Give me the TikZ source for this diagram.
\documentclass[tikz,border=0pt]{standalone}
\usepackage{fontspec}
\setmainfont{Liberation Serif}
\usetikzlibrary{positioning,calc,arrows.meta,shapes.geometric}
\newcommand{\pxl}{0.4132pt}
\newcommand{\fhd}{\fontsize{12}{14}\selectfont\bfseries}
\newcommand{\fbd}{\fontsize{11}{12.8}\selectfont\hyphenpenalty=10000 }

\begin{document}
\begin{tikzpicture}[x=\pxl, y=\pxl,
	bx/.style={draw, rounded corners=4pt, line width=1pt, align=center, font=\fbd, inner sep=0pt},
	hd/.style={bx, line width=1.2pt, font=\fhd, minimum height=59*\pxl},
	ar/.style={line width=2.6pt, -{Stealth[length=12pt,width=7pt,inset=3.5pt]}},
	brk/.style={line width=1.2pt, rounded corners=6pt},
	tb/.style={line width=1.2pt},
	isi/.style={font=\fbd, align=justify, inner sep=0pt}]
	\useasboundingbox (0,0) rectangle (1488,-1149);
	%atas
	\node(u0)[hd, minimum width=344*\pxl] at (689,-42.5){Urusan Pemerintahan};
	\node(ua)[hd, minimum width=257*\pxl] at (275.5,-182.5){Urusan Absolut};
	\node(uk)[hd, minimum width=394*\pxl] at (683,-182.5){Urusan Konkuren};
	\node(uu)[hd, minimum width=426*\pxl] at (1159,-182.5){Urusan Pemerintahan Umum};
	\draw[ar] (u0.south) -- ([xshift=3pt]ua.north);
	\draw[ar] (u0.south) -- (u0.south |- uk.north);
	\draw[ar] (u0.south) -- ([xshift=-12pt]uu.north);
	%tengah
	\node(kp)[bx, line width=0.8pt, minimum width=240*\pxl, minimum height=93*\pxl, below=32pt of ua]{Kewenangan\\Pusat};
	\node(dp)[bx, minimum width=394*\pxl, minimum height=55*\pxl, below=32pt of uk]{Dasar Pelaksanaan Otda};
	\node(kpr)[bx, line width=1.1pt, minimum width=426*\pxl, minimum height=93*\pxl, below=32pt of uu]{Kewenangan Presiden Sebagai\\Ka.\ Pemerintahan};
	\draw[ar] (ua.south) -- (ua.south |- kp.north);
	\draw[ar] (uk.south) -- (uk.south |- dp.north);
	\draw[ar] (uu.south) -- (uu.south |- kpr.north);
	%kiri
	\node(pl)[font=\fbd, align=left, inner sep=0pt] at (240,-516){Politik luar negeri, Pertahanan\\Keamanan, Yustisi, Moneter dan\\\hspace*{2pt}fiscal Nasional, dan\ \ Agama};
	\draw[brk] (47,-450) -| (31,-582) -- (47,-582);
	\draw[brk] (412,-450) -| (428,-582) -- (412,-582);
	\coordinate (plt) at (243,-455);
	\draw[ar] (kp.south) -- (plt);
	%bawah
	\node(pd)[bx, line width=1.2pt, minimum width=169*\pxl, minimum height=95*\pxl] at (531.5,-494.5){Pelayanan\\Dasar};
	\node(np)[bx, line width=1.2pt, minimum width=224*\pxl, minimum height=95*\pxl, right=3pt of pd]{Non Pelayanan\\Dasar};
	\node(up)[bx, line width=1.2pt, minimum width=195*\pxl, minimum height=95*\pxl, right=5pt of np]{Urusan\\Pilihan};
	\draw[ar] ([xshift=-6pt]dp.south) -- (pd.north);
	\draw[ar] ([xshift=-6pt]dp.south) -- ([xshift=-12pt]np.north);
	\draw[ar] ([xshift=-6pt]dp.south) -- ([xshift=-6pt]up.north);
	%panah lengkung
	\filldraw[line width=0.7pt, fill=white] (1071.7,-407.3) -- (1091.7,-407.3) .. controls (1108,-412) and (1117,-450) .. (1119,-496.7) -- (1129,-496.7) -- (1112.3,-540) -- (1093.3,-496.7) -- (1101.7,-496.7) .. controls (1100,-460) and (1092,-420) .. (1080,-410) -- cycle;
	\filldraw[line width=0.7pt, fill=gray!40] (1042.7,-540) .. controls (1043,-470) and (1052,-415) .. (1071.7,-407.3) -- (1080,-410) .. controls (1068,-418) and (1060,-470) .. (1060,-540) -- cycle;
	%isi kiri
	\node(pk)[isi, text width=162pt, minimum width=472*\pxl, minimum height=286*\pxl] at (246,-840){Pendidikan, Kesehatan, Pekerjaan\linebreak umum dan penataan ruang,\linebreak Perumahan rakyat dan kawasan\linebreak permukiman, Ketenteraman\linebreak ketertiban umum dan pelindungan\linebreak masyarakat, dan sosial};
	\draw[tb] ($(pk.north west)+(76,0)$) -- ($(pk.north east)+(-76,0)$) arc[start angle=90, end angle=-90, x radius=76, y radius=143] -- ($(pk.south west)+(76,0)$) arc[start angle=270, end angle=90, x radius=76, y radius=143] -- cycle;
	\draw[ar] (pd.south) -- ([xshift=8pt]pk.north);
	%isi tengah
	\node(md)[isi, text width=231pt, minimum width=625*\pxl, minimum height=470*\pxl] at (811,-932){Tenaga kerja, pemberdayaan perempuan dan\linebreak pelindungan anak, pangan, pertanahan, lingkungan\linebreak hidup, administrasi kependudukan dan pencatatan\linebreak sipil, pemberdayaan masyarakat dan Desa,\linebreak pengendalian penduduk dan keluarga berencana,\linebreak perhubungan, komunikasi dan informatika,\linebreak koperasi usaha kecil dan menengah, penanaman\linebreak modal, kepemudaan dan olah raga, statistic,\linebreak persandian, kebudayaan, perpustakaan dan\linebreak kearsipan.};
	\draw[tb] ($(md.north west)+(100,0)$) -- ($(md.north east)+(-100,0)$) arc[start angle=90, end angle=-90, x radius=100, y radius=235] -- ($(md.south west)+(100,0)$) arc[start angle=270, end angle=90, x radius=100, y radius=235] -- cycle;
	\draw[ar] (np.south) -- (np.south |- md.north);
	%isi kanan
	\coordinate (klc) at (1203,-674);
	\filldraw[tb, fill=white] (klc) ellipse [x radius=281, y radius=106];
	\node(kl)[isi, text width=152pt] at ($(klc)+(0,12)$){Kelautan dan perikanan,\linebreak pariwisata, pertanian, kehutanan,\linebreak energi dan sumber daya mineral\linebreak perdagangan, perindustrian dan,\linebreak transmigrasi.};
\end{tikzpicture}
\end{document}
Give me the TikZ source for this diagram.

● ● ● ●

• WHAT IS BEING ASKED
Write the listing out again, exactly as it reads.

• THE RESPONSE
Give me the TikZ source for this diagram.
\documentclass[tikz,border=0pt]{standalone}
\usepackage{fontspec}
\setmainfont{Liberation Serif}
\usetikzlibrary{positioning,calc,arrows.meta,shapes.geometric}
\newcommand{\pxl}{0.4132pt}
\newcommand{\fhd}{\fontsize{12}{14}\selectfont\bfseries}
\newcommand{\fbd}{\fontsize{11}{12.8}\selectfont\hyphenpenalty=10000 }

\begin{document}
\begin{tikzpicture}[x=\pxl, y=\pxl,
	bx/.style={draw, rounded corners=4pt, line width=1pt, align=center, font=\fbd, inner sep=0pt},
	hd/.style={bx, line width=1.2pt, font=\fhd, minimum height=59*\pxl},
	ar/.style={line width=2.6pt, -{Stealth[length=12pt,width=7pt,inset=3.5pt]}},
	brk/.style={line width=1.2pt, rounded corners=6pt},
	tb/.style={line width=1.2pt},
	isi/.style={font=\fbd, align=justify, inner sep=0pt}]
	\useasboundingbox (0,0) rectangle (1488,-1149);
	%atas
	\node(u0)[hd, minimum width=344*\pxl] at (689,-42.5){Urusan Pemerintahan};
	\node(ua)[hd, minimum width=257*\pxl] at (275.5,-182.5){Urusan Absolut};
	\node(uk)[hd, minimum width=394*\pxl] at (683,-182.5){Urusan Konkuren};
	\node(uu)[hd, minimum width=426*\pxl] at (1159,-182.5){Urusan Pemerintahan Umum};
	\draw[ar] (u0.south) -- ([xshift=3pt]ua.north);
	\draw[ar] (u0.south) -- (u0.south |- uk.north);
	\draw[ar] (u0.south) -- ([xshift=-12pt]uu.north);
	%tengah
	\node(kp)[bx, line width=0.8pt, minimum width=240*\pxl, minimum height=93*\pxl, below=32pt of ua]{Kewenangan\\Pusat};
	\node(dp)[bx, minimum width=394*\pxl, minimum height=55*\pxl, below=32pt of uk]{Dasar Pelaksanaan Otda};
	\node(kpr)[bx, line width=1.1pt, minimum width=426*\pxl, minimum height=93*\pxl, below=32pt of uu]{Kewenangan Presiden Sebagai\\Ka.\ Pemerintahan};
	\draw[ar] (ua.south) -- (ua.south |- kp.north);
	\draw[ar] (uk.south) -- (uk.south |- dp.north);
	\draw[ar] (uu.south) -- (uu.south |- kpr.north);
	%kiri
	\node(pl)[font=\fbd, align=left, inner sep=0pt] at (240,-516){Politik luar negeri, Pertahanan\\Keamanan, Yustisi, Moneter dan\\\hspace*{2pt}fiscal Nasional, dan\ \ Agama};
	\draw[brk] (47,-450) -| (31,-582) -- (47,-582);
	\draw[brk] (412,-450) -| (428,-582) -- (412,-582);
	\coordinate (plt) at (243,-455);
	\draw[ar] (kp.south) -- (plt);
	%bawah
	\node(pd)[bx, line width=1.2pt, minimum width=169*\pxl, minimum height=95*\pxl] at (531.5,-494.5){Pelayanan\\Dasar};
	\node(np)[bx, line width=1.2pt, minimum width=224*\pxl, minimum height=95*\pxl, right=3pt of pd]{Non Pelayanan\\Dasar};
	\node(up)[bx, line width=1.2pt, minimum width=195*\pxl, minimum height=95*\pxl, right=5pt of np]{Urusan\\Pilihan};
	\draw[ar] ([xshift=-6pt]dp.south) -- (pd.north);
	\draw[ar] ([xshift=-6pt]dp.south) -- ([xshift=-12pt]np.north);
	\draw[ar] ([xshift=-6pt]dp.south) -- ([xshift=-6pt]up.north);
	%panah lengkung
	\filldraw[line width=0.7pt, fill=white] (1071.7,-407.3) -- (1091.7,-407.3) .. controls (1108,-412) and (1117,-450) .. (1119,-496.7) -- (1129,-496.7) -- (1112.3,-540) -- (1093.3,-496.7) -- (1101.7,-496.7) .. controls (1100,-460) and (1092,-420) .. (1080,-410) -- cycle;
	\filldraw[line width=0.7pt, fill=gray!40] (1042.7,-540) .. controls (1043,-470) and (1052,-415) .. (1071.7,-407.3) -- (1080,-410) .. controls (1068,-418) and (1060,-470) .. (1060,-540) -- cycle;
	%isi kiri
	\node(pk)[isi, text width=162pt, minimum width=472*\pxl, minimum height=286*\pxl] at (246,-840){Pendidikan, Kesehatan, Pekerjaan\linebreak umum dan penataan ruang,\linebreak Perumahan rakyat dan kawasan\linebreak permukiman, Ketenteraman\linebreak ketertiban umum dan pelindungan\linebreak masyarakat, dan sosial};
	\draw[tb] ($(pk.north west)+(76,0)$) -- ($(pk.north east)+(-76,0)$) arc[start angle=90, end angle=-90, x radius=76, y radius=143] -- ($(pk.south west)+(76,0)$) arc[start angle=270, end angle=90, x radius=76, y radius=143] -- cycle;
	\draw[ar] (pd.south) -- ([xshift=8pt]pk.north);
	%isi tengah
	\node(md)[isi, text width=231pt, minimum width=625*\pxl, minimum height=470*\pxl] at (811,-932){Tenaga kerja, pemberdayaan perempuan dan\linebreak pelindungan anak, pangan, pertanahan, lingkungan\linebreak hidup, administrasi kependudukan dan pencatatan\linebreak sipil, pemberdayaan masyarakat dan Desa,\linebreak pengendalian penduduk dan keluarga berencana,\linebreak perhubungan, komunikasi dan informatika,\linebreak koperasi usaha kecil dan menengah, penanaman\linebreak modal, kepemudaan dan olah raga, statistic,\linebreak persandian, kebudayaan, perpustakaan dan\linebreak kearsipan.};
	\draw[tb] ($(md.north west)+(100,0)$) -- ($(md.north east)+(-100,0)$) arc[start angle=90, end angle=-90, x radius=100, y radius=235] -- ($(md.south west)+(100,0)$) arc[start angle=270, end angle=90, x radius=100, y radius=235] -- cycle;
	\draw[ar] (np.south) -- (np.south |- md.north);
	%isi kanan
	\coordinate (klc) at (1203,-674);
	\filldraw[tb, fill=white] (klc) ellipse [x radius=281, y radius=106];
	\node(kl)[isi, text width=152pt] at ($(klc)+(0,12)$){Kelautan dan perikanan,\linebreak pariwisata, pertanian, kehutanan,\linebreak energi dan sumber daya mineral\linebreak perdagangan, perindustrian dan,\linebreak transmigrasi.};
\end{tikzpicture}
\end{document}
Give me the TikZ source for this diagram.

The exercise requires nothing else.